In der Zwischenzeit schlägt Pip einmal mehr das Spiel mit Büroklammern auf Opas Schreibtisch vor, ein Spiel, das er selbst erfunden hat. Wir haben es schon eine Million Mal gespielt, aber das erhöht nur seinen Reiz. Pip schüttet die Klammern auf den Schreibtisch, wir klopfen uns auf die Hände im Kampf darum, sie wieder ins Glas zu bekommen, und ich sage: „Das ist gut, alles gut, sie sind wieder drin“, was meine Hauptaufgabe im Spiel ist. Dann stellt Pip das Glas erneut auf den Kopf und alles beginnt von vorn.

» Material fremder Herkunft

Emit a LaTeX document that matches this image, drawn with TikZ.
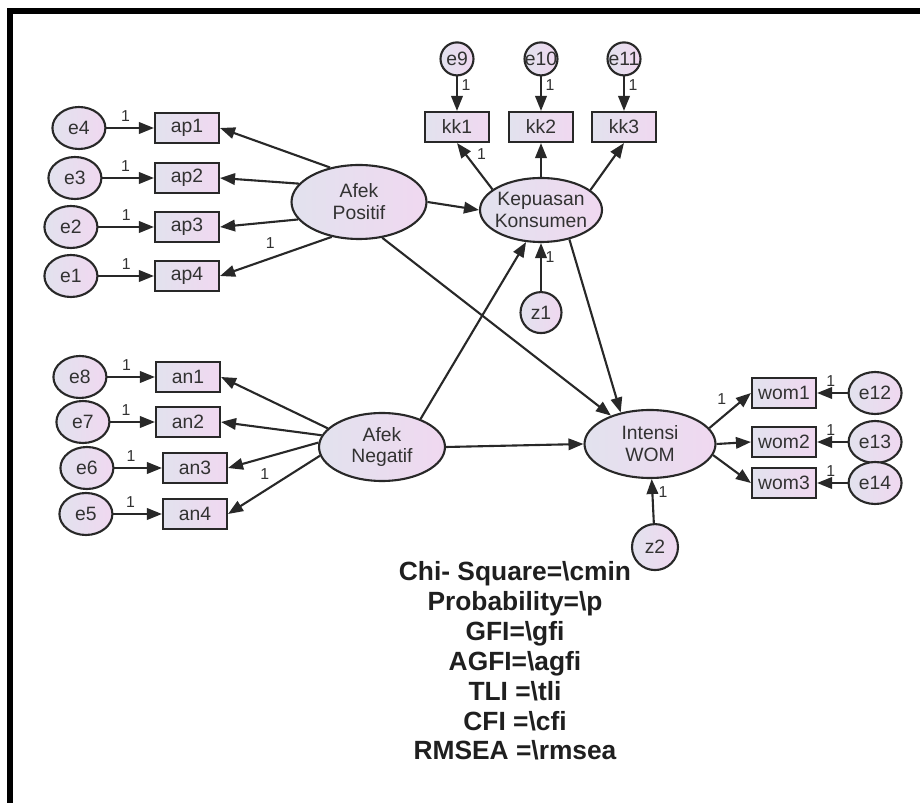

Es stimmt, dass er sich weder an das Spiel noch an das Entzücken erinnern wird, das ich beim Spielen mit ihm empfinde. Wie könnte er auch? Die Wissenschaft sagt, dass ihm dies nicht möglich sein wird. Aber ich denke an meine Erfahrung mit Danota. Sie hat mich mit zu dem gemacht, der ich bin, auch wenn ich mich nicht an die Details erinnere. Der erwachsene Pip wird nichts von unserem Spiel wissen – oder dem Lachen, während wir um die Büroklammern kämpfen –, aber ich hoffe, dass es irgendwie Teil von ihm wird und von seinem Gefühl dafür, wie liebenswert er ist. Ich bin nur ein kleiner Teil der Bausteine dieses Jungen – seine Eltern sind die Hauptarchitekten –, aber meine eigene Geschichte sagt mir, dass zusätzliche Liebe wichtig ist, egal in welchem Alter sie gegeben wird.